Já a CropLife Brasil, entidade que representa empresas de defensivos, biotecnologias, controle biológico, sementes e agricultura digital, argumenta que a cesta básica pode sofrer impactos, o que, para Camila Gomes, é uma falácia, já que o impacto de uma eventual alteração dessa política fiscal seria a redução da margem de lucro das empresas, sem afetar a produção de alimentos.
Alan Tygel explica que 84% dos agrotóxicos em uso no Brasil são aplicados para a produção das quatro principais commodities de exportação: soja, milho algodão e cana-de-açúcar, todas reguladas pelo mercado internacional.

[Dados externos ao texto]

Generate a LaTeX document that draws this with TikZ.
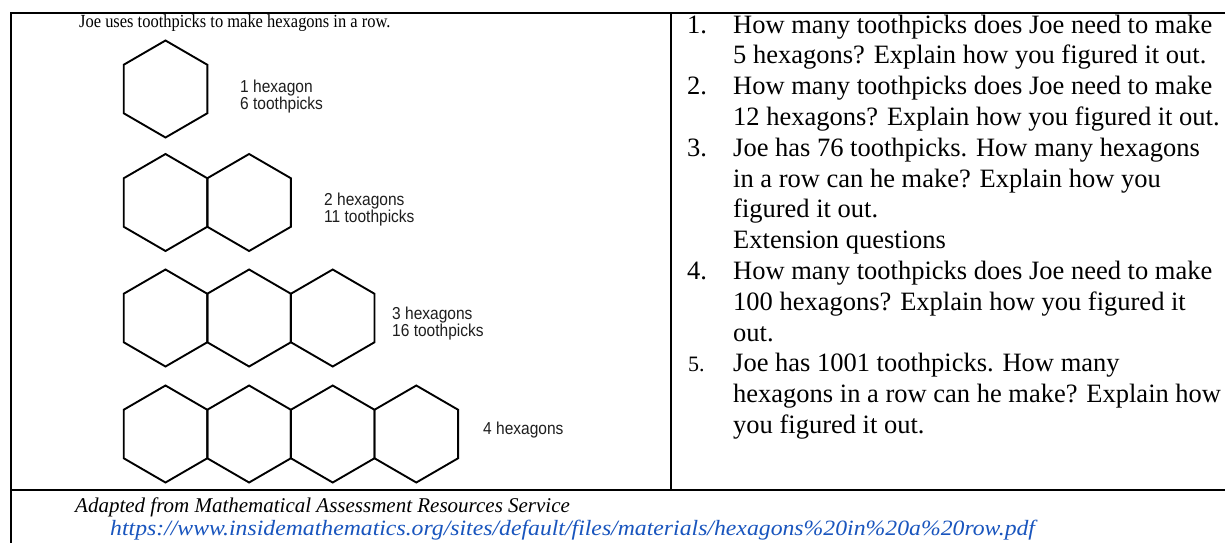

Além disso, ele destaca que a reforma tributária, aprovada em 2023, isenta de impostos os produtos da cesta básica, especialmente os alimentos in natura.
“Pelo contrário, [os agrotóxicos] devem ser inseridos no chamado imposto seletivo, que é o imposto com vistas justamente a desincentivar o uso de álcool, cigarro, bebidas açucaradas”, defende.
“É bem importante a gente entender que agrotóxico barato incentiva seu uso e agrotóxico caro vai desincentivar o uso de agrotóxicos e incentivar uma transição agroecológica”, completa.